According to the researcher, an intracellular complex known as proteasome is largely responsible for degradation of the damaged proteins. In the previous study, the group found that the heart failure patients typically see activity reduced by more than 50%.

“Physical exercise normalized proteasome activity in the hearts of rats and thereby restored quality control,” explains Ferreira.

The next step was to discover why proteasome activity was reduced and how it returned to normal with physical training. “This complex requires much energy to work. Because the main producer of energy in cells are the mitochondria, we hypothesized that the mitochondrial metabolism could be compromised,” explained the researcher.

“Molecular analysis conducted on the hearts of animals and cardiac cell cultures showed that, in fact, the mitochondria function well during heart failure.

“The mitochondria begin to consume less oxygen, produce less ATP (adenosine triphosphate, a molecule that stores energy), and generate excess quantities of reactive oxygen and nitrogen species,” comments Ferreira.

These free radicals can react with different molecules in the cell and cause a collapse, affirms the researcher. The oxidation of phospholipids found in the mitochondrial membrane, for example, generates an extremely reactive aldehyde, 4-hydroxynonenal (4-HNE), which directly attacks proteasome and inhibits cardiac failure.

“Physical exercise was capable of restoring the metabolism of mitochondria and, consequently, reducing the release of free radicals and their subproducts in the hearts of animals with cardiac insufficiency,” explains the researcher.

In the hearts of animals that performed physical exercise, 4-HNE levels were lower; consequently, the proteasome was less susceptible to 4-HNE attacks and worked better. “Understanding the integration of intracellular systems is the key to improving our biological understanding of cardiac cells,” said Ferreira.

The experiments were conducted during the master’s studies of Julian Cruz Campos, under the orientation of Ferreira and with a FAPESP fellowship. The study also boasted the participation of researchers Alicia Kowaltowski and Patricia Chakur Brum of USP along with Daria Mochly-Rosen of Stanford University.

Further study

The βIIV5-3 molecule developed by Ferreira’s group in partnership with Stanford deactivates a protein known as PKCβII, which also bonds with the proteasome and affects protein quality control.

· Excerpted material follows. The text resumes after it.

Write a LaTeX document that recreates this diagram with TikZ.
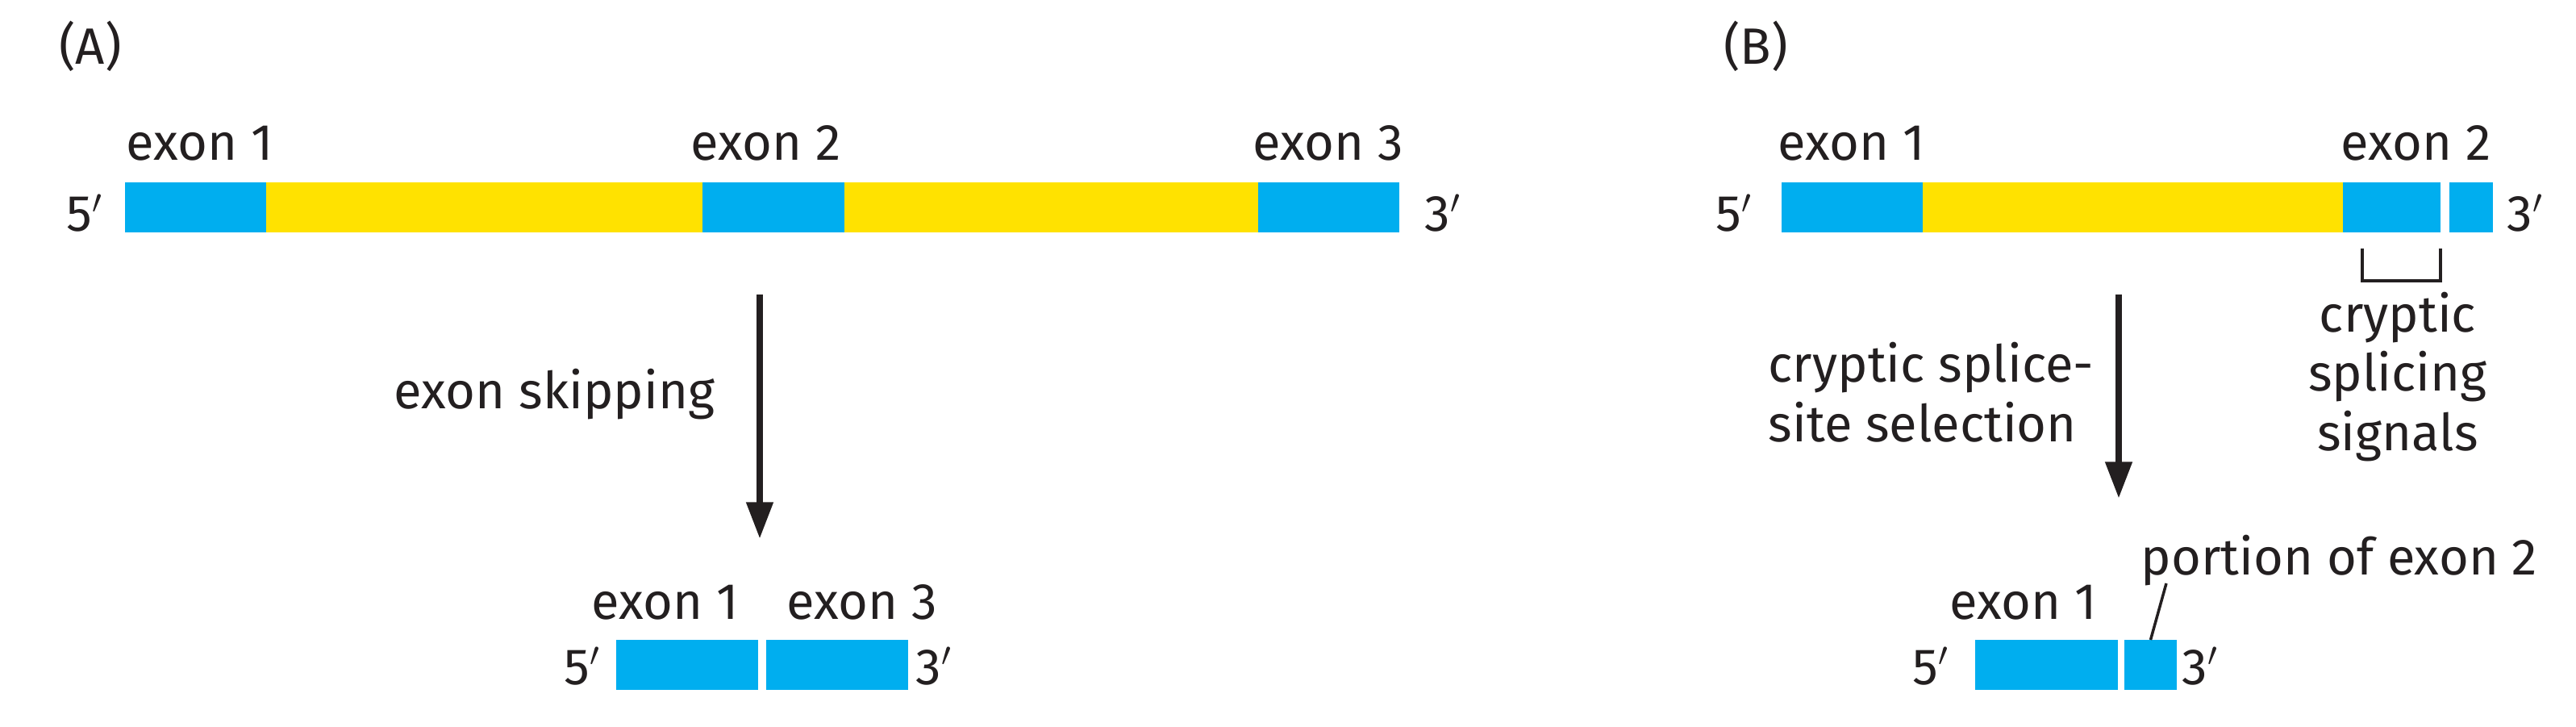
\documentclass[tikz,border=0pt]{standalone}
\usepackage{fontspec}
\setmainfont{Fira Sans}
\usepackage{tikz}
\usetikzlibrary{arrows.meta, calc, positioning}

\definecolor{exonblue}{HTML}{00AEEF}
\definecolor{intronyellow}{HTML}{FFE200}
\definecolor{inkblack}{HTML}{231F20}

\tikzset{
  seg/.style={draw=none, inner sep=0pt, outer sep=0pt, minimum height=0.62cm, anchor=south west},
  exon/.style={seg, fill=exonblue},
  intron/.style={seg, fill=intronyellow},
  lbl/.style={inner sep=0pt, anchor=base, text=inkblack},
  flow/.style={line width=2.5pt, draw=inkblack, -{Triangle[width=9pt,length=13pt]}},
  thin line/.style={line width=1pt, draw=inkblack}
}

\begin{document}
\begin{tikzpicture}[font=\fontsize{18}{20.8}\selectfont]

          \useasboundingbox (0,0) rectangle (31.94,9.00);

          % --- Panel A: pre-mRNA ---
          \node[lbl] (labA) at (1.12,8.20) {(A)};
          \node[exon,   minimum width=1.75cm] (A1)  at (1.55,6.12) {};
          \node[intron, minimum width=5.41cm] (Ai1) at (3.30,6.12) {};
          \node[exon,   minimum width=1.76cm] (A2)  at (8.71,6.12) {};
          \node[intron, minimum width=5.13cm] (Ai2) at (10.47,6.12) {};
          \node[exon,   minimum width=1.75cm] (A3)  at (15.60,6.12) {};
          \node[lbl] (A5p) at (1.05,6.13) {5$'$};
          \node[lbl] (A3p) at (17.89,6.13) {3$'$};
          \node[lbl] (Ae1) at (2.48,7.01) {exon 1};
          \node[lbl] (Ae2) at (9.50,7.01) {exon 2};
          \node[lbl] (Ae3) at (16.47,7.01) {exon 3};

          % --- Panel A: arrow ---
          \coordinate (Atop) at (9.42,5.35);
          \coordinate (Atip) at (9.42,2.32);
          \draw[flow] (Atop) -- (Atip);
          \node[lbl,anchor=base east] (Askip) at (8.87,3.94) {exon skipping};

          % --- Panel A: spliced mRNA ---
          \node[exon, minimum width=1.76cm] (Am1) at (7.64,0.45) {};
          \node[exon, minimum width=1.76cm] (Am3) at (9.50,0.45) {};
          \node[lbl] (Am5p) at (7.22,0.52) {5$'$};
          \node[lbl] (Am3p) at (11.58,0.52) {3$'$};
          \node[lbl] (Ame1) at (8.25,1.33) {exon 1};
          \node[lbl] (Ame3) at (10.69,1.33) {exon 3};

          % --- Panel B: pre-mRNA ---
          \node[lbl] (labB) at (21.77,8.20) {(B)};
          \node[exon,   minimum width=1.75cm] (B1)  at (22.09,6.12) {};
          \node[intron, minimum width=5.21cm] (Bi1) at (23.84,6.12) {};
          \node[exon,   minimum width=1.21cm] (B2a) at (29.05,6.12) {};
          \node[exon,   minimum width=0.54cm] (B2b) at (30.37,6.12) {};
          \node[lbl] (B5p) at (21.50,6.13) {5$'$};
          \node[lbl] (B3p) at (31.31,6.13) {3$'$};
          \node[lbl] (Be1) at (22.96,7.01) {exon 1};
          \node[lbl] (Be2) at (29.96,7.01) {exon 2};

          % bracket under the cryptic signals
          \draw[thin line] (29.29,5.92) -- (29.29,5.52) -- (30.26,5.52) -- (30.26,5.92);
          \node[lbl,align=center] (Bsig) at (29.73,3.42) {cryptic\\splicing\\signals};

          % --- Panel B: arrow ---
          \coordinate (Btop) at (26.27,5.35);
          \coordinate (Btip) at (26.27,2.82);
          \draw[flow] (Btop) -- (Btip);
          \node[lbl,anchor=base west,align=left] (Bsel) at (21.92,3.53) {cryptic splice-\\site selection};

          % --- Panel B: spliced mRNA ---
          \node[exon, minimum width=1.77cm] (Bm1) at (24.49,0.45) {};
          \node[exon, minimum width=0.65cm] (Bm2) at (26.34,0.45) {};
          \node[lbl] (Bm5p) at (23.94,0.52) {5$'$};
          \node[lbl] (Bm3p) at (27.28,0.52) {3$'$};
          \node[lbl] (Bme1) at (25.09,1.33) {exon 1};
          \node[lbl,anchor=base west] (Bpor) at (26.54,1.88) {portion of exon 2};
          \coordinate (Bpor foot) at (26.86,1.77);
          \draw[thin line] (Bpor foot) -- (Bm2.north);

        \end{tikzpicture}
\end{document}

Studies to transform βIIV5-3 into a medication continue and, while awaiting funding to begin clinical trials on humans, the researchers are investigating the functioning of molecules in the organism.

In the most recent studies, the researchers found that PKCβI is also one of the factors responsible for the poor function of mitochondria and that βIIV5-3 can help in this case.

“We are attempting to develop a drug that can work on key points of the biology of cardiac cells. βIIV5-3, for example, improves the quality control of proteins and restores the cellular metabolism. However, restoring quality control is useless if there is little ATP in the cell, as the proteasome needs a large amount of energy to function,” said the researcher.

For Ferreira, physical exercise is an important complementary therapy. It can help to reduce medicine dosages and consequently adverse side effects in addition to improving quality of life.

The researcher stressed, however, the importance of being under a doctor’s care for those with cardiac disease who are beginning physical exercise. “Excessive and poorly planned exertion can worsen things instead of helping,” he warns.

The article Exercise Training Restores Cardiac Protein Quality Control in Heart Failure (doi: 10.1371/journal.pone.0052764) can be read in www.plosone.org/article/info%3Adoi%2F10.1371%2Fjournal.pone.0052764.